“Su hijo merece ser corregido”, le aconsejaba mi maestro de sexto año de primaria a mi madre en una junta improvisada al salir de clases. Pronunciaba la palabra “merece” pleno de enojo y ardor, acaso porque lo había contradicho en la clase de civismo. En realidad yo no había ido a la contra de mi profesor, sino solamente había levantado la mano y expresado mi opinión, la cual parecía contraria al libro de texto. Quiero decir que se le encomendaba a mi madre domarme, amansarme, meterme al aro, convertirme en una maceta de corredor. A mi mamá no le temía en vista de que, aun sin hacerlo explícito guardábamos una amable complicidad.

El problema vendría si ella le comunicaba a mi padre los deseos del domador de conciencias juveniles. Entonces la discusión tomaría rumbos imprevisibles y lo más probable es que saldría yo castigado. ¡Cómo odiaba a ese maestro de figura recia, crenchas oscuras y aceitosas! ¿Era tan incorrecto decir lo que pensaba? ¿Acaso no acudía uno a la escuela para formarse tomando en cuenta que dicha formación entrañaba en sí el encuentro de los diversos puntos de vista, el enfrentamiento de las tradiciones, las manías familiares y

las endebles y curiosas preguntas de los alumnos? Mi incorrección no pertenecía a ningún temperamento romántico, Al contrario poseía finalidades positivas. Es verdad que yo discutía pleno de vehemencia, e incluso llegaba a gritar inconforme ante el beneplácito del resto de los alumnos que se hallaban siempre dispuestos a ocupar las bancas de un coliseo. ¿Ellos si se comportaban correctamente? ¿Esos morbosos palurdos incapaces de oponerse a la doctrina que les asestaban en la cabeza representaban el modelo de sociedad que se incubaba en esa escuela?

Me sentía traicionado, no por parte de las niñas para quienes, en muchos casos, actuaba yo conscientemente con el propósito de llamar su atención, hecho que lograba con creces. Y si alguna vez recibí apoyo moral contra la autoridad encarnada en aquel ogro dizque filantrópico fue por parte de las alumnas; incluso los integrantes de mi equipo de futbol, el cual practicábamos durante el recreo, callaban y me observaban molestos y azorados. Lo que ellos deseaban era que no enviaran castigado a la dirección escolar a uno de sus jugadores más hábiles puesto que nuestros enfrentamientos con el resto de los grupos de sexto de primaria resultaban aguerridos y casi mortales.
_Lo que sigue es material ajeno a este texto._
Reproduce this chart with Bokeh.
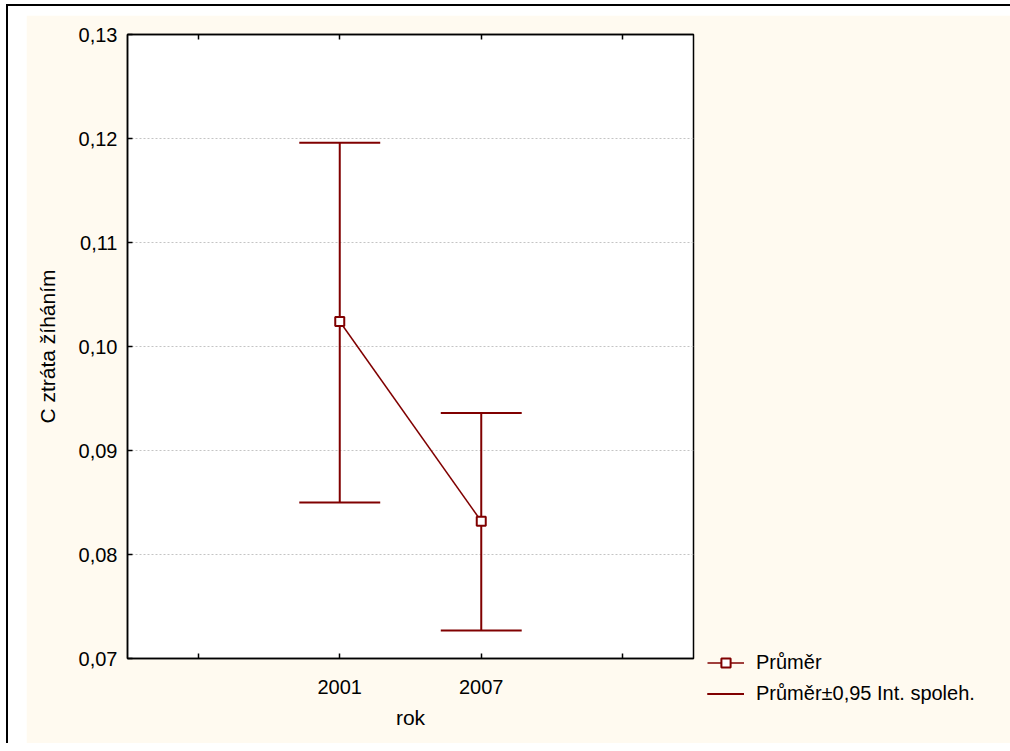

Ahora, tantos años más tarde, me siento capaz de afirmar que lo que solemos llamar políticamente correcto, llega a ser tan absurdo y limitante que nos hace más desgraciados o nos deja en manos de quien no ha pensado más profundamente en tales asuntos: es verdad que esencialmente sólo intentan sobrevivir al caos, que es la atmósfera misma donde se da la vida. Se trata de una pantomima de la normalidad creyendo que, a través de artimañas impostadas y superficiales, podemos llevar a cabo un efímero destino que tarde o temprano habrá de devorarnos.

No estoy en contra del buen comportamiento civil porque tenemos derecho a creernos eternos, cordiales y dominadores del caos, sólo que no a costa de la inteligencia, la prudencia y la reflexión de los actos y de nuestro propio pensamiento o punto de vista. Si alguien afirma que algunos seres humanos —mujeres, hombres, etcétera— son nocivos, malvados, violentos o acosadores y le arruinan la tranquilidad y la buena convivencia, tiene que denunciar su conducta ante las instituciones, en caso de que tales instituciones le despierten confianza; pero es torpe crear una regla abstracta o totalizadora al respecto e intentar uniformizar las normales diferencias. Y es todavía más pacato crear movimientos que, a la postre, se mostrarán como lo que son: acciones mal pensadas e impregnadas de un entusiasmo montaraz y autoritario. De manera que la corrección política mal-planteada y en exceso difundida en las redes y los medios nos pudre el día y causa mayores desastres que los que puede arreglar.

De entrada tiende al fascismo y a la negación de la individualidad. Si he llegado a escribir que el relativismo inteligente y un pragmatismo sopesado o crítico son las filosofías más eficaces para reparar la sociedad descompuesta, es porque no son iglesias de amansamiento civil litúrgico: son lontananza amable; progreso moral; sendero poco abrupto y transitable hacia un probable y deseable “progreso”. Desde mi parecer quien ejercía la incorrección política era nada menos que mi profesor de pelos tiesos y convicciones rígidas y autoritarias. Yo apenas me estaba formando (o deformando).